Some are more easily remembered than others. There are the milestones, of course: No1 against Manchester United in 2004, No100 against Bolton in 2010. But a few others stick in the memory. Like No19, against Blackburn in 2005, “a hard match full of fighting”, as he puts it, when he saved a Paul Dickov penalty and beat Peter Schmeichel’s record for Premier League minutes without conceding.

Or No76, an easy 5-0 win against Sunderland in which he barely touched the ball during the entire game. “Terrible cold, two degrees above zero, it was raining,” he remembers. “You can say it’s an easy zero? On one hand it is, but you have to stay concentrated until the last second. I remember my teeth shivering from the cold. I pushed time with my eyes for the match to end.”

One thing we can say with confidence is that Cech’s record will not be beaten for many years. Joe Hart is his nearest active challenger on 122, and is unlikely to bridge the gap playing for West Ham. Further back you have David de Gea on 90, Simon Mignolet on 80, Hugo Lloris on 72, all of whom may get to 200 eventually. By which time, of course, Cech may have raised the bar even further.

Petr Cech sealed his 200th clean sheet with a penalty save (Getty)

“I don’t want to be greedy,” he told his official website. “But if I play two or three more seasons, it could increase highly. It’s my job. A man trains hard every day to win at the weekend and not to concede a goal. Zero is a base for the goalkeeper, but not everything. I always say I would rather win 5-4 than tie 0-0.”

Of course, ever since Cech joined Arsenal he has found the zeros a little harder to come by. It could scarcely be otherwise, having spent most of his career playing behind some of the best defenders of the Premier League era – John Terry, Ricardo Carvalho, Ashley Cole, Branislav Ivanovic. By contrast, you suspect that there are certain days at Arsenal when Cech looks at the back four in front of him and realises that he might be having a busier afternoon than he was anticipating.

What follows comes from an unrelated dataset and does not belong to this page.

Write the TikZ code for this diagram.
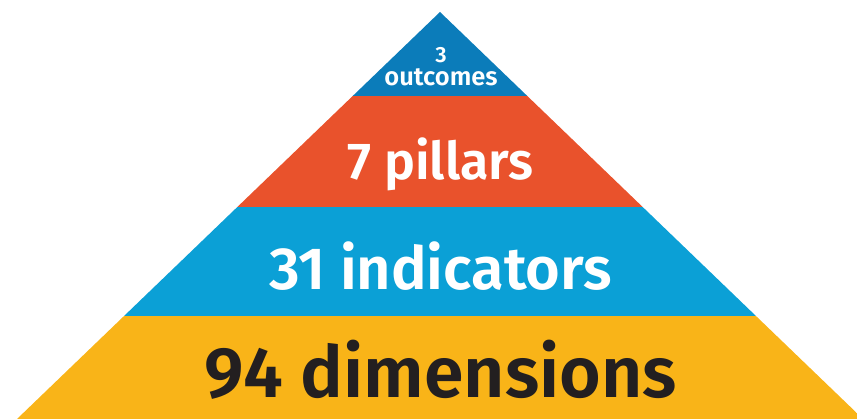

In a strange way, Cech’s three seasons at Arsenal have been the biggest test of his career. For a player who thrives on routine and rhythm, one of the Premier League’s most turbulent clubs was always going to be a culture shock. Pretty much the only times in his career when he came remotely close to kicking up a stink was when that routine was disrupted: in 2009, when Luiz Felipe Scolari made a sudden and unexplained change to the goalkeeping training schedules, and then in his final season at Chelsea, when the loss of his place to Thibaut Courtois forced him to seek a move.

And so his value to Arsenal, a club who occasionally feel like they are passing the time between crises, has been incalculable. Though he has not been immune to the same fluctuations, he has ridden the lows better than most. And for all Arsenal’s current issues, there are few at the Emirates who pine for the likes of Wojciech Szczesny and Manuel Almunia, an era when Arsenal’s No1 felt like their No1 problem.

“His situation in two weeks has shown what football is,” Wenger said. “In one week, he’s gone from hell to heaven. That’s how can life can be. I like both situations, because in the first situation he’s shown a lot of humility and responsibility. A record like that witnesses a lot of motivation and a huge level of intelligence. You don’t last for such a long time in the game if you’re not intelligent.”

That was evident again on Sunday, and there was a certain neat justice in the fact that as on the greatest night of his career, Cech’s 200th clean sheet also came courtesy of a penalty save: this time from Troy Deeney, again after guessing the right way to dive. It may end up being just the merest sliver of respite in an otherwise gruelling season. But as bad as things are for Arsenal at the moment, without Cech they could be a whole lot worse.